When the European Union unveiled its Carbon Border Adjustment Mechanism (CBAM), the ambition was clear: to build a fortress against carbon leakage, shield domestic industries from unfair competition, and incentivise global decarbonisation. It was heralded as the world’s most sophisticated climate tariff, with a complex, bold, and precise outline.
Image for referential purposes only
But as the legislation transitions from theory to implementation, a critical vulnerability has emerged. And it’s not in exotic energy systems or abstract accounting tricks. It’s in something far more mundane, yet deceptively potent — aluminium scrap.
As for the current plan, CBAM creates a multi-billion-euro arbitrage opportunity for foreign aluminium producers. And the loophole is alarmingly simple. Both pre-consumer and post-consumer aluminium scrap are excluded from CBAM’s emissions accounting.

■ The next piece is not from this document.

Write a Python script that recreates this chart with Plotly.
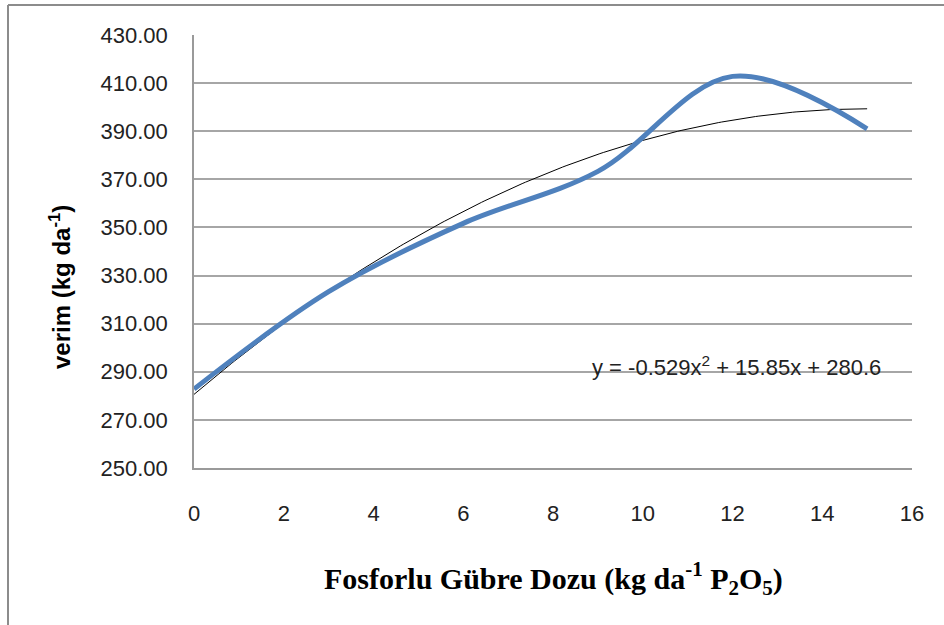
import numpy as np
import plotly.graph_objects as go

# Data
doses = [0, 3, 6, 9, 12, 15]
yields = [282.8, 323.3, 351.7, 373.3, 412.8, 391.0]
trend_coef = [-0.529, 15.85, 280.6]  # quadratic trendline as shown on chart
y_ticks = [250, 270, 290, 310, 330, 350, 370, 390, 410, 430]
x_ticks = [0, 2, 4, 6, 8, 10, 12, 14, 16]

W, H = 944, 625
L, R, T, B = 194, 32, 35, 157
pw, ph = W - L - R, H - T - B

def px_x(p):
    return (p - L) / pw

def px_y(p):
    return (H - B - p) / ph

xt = np.linspace(min(doses), max(doses), 200)
yt = np.polyval(trend_coef, xt)

fig = go.Figure()
fig.add_trace(go.Scatter(x=xt, y=yt, mode="lines",
                         line=dict(color="#000000", width=1), hoverinfo="skip"))
fig.add_trace(go.Scatter(x=doses, y=yields, mode="lines",
                         line=dict(color="#4F81BD", width=5, shape="spline", smoothing=1)))

font_sans = "Liberation Sans, Arial, sans-serif"

fig.update_layout(
    width=W, height=H,
    margin=dict(l=L, r=R, t=T, b=B),
    paper_bgcolor="white", plot_bgcolor="white",
    showlegend=False,
    xaxis=dict(range=[0, 16], tickvals=x_ticks, showgrid=False, zeroline=False,
               showline=True, linecolor="#9A9A9A", linewidth=1.5,
               ticks="", ticklabelstandoff=25,
               tickfont=dict(family=font_sans, size=22, color="#222222")),
    yaxis=dict(range=[250, 430], tickvals=y_ticks, tickformat=".2f",
               showgrid=True, gridcolor="#A6A6A6", gridwidth=1.5, zeroline=False,
               showline=True, linecolor="#9A9A9A", linewidth=1.5,
               ticks="", ticklabelstandoff=20,
               tickfont=dict(family=font_sans, size=22, color="#222222")),
    annotations=[
        dict(text="<b>Fosforlu Gübre Dozu (kg da<sup>-1</sup> P<sub>2</sub>O<sub>5</sub>)</b>",
             xref="paper", yref="paper", x=px_x(553), y=px_y(578),
             showarrow=False, xanchor="center", yanchor="middle",
             font=dict(family="Liberation Serif, Times New Roman, serif", size=30, color="#000000")),
        dict(text="<b>verim (kg da<sup>-1</sup>)</b>",
             xref="paper", yref="paper", x=px_x(60), y=px_y(287),
             showarrow=False, textangle=-90, xanchor="center", yanchor="middle",
             font=dict(family="Liberation Sans, Arial, sans-serif", size=24, color="#000000")),
        dict(text="y = -0.529x<sup>2</sup> + 15.85x + 280.6",
             xref="paper", yref="paper", x=px_x(736), y=px_y(366),
             showarrow=False, xanchor="center", yanchor="middle",
             font=dict(family=font_sans, size=22, color="#222222")),
    ],
    shapes=[
        dict(type="line", xref="paper", yref="paper",
             x0=px_x(8), x1=px_x(8), y0=px_y(5), y1=px_y(625),
             line=dict(color="#8C8C8C", width=2)),
        dict(type="line", xref="paper", yref="paper",
             x0=px_x(8), x1=px_x(944), y0=px_y(5), y1=px_y(5),
             line=dict(color="#8C8C8C", width=2)),
    ],
)

fig.write_html("out.html")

That oversight could render the EU’s climate fortress porous, not just at the edges, but at the very core of its aluminium trade policy.
Scrap as a strategy, but why?
Scrap has always been an integral part of the aluminium value chain. It is an emblem of circularity. Lightweight, durable, and endlessly recyclable, aluminium thrives in a loop. Every offcut in an automotive plant, every can returned to a redemption centre, and every façade removed from a demolition site can find its way back into furnaces around the world. The process, as well established before, saves up to 95 per cent of the energy required to produce virgin aluminium.
That’s the sustainability story. But there’s another side to it, which is a more opportunistic one. Under CBAM’s current accounting framework, aluminium scrap carries no embedded emissions. For importers into the EU, that’s a massive cost-saving lever.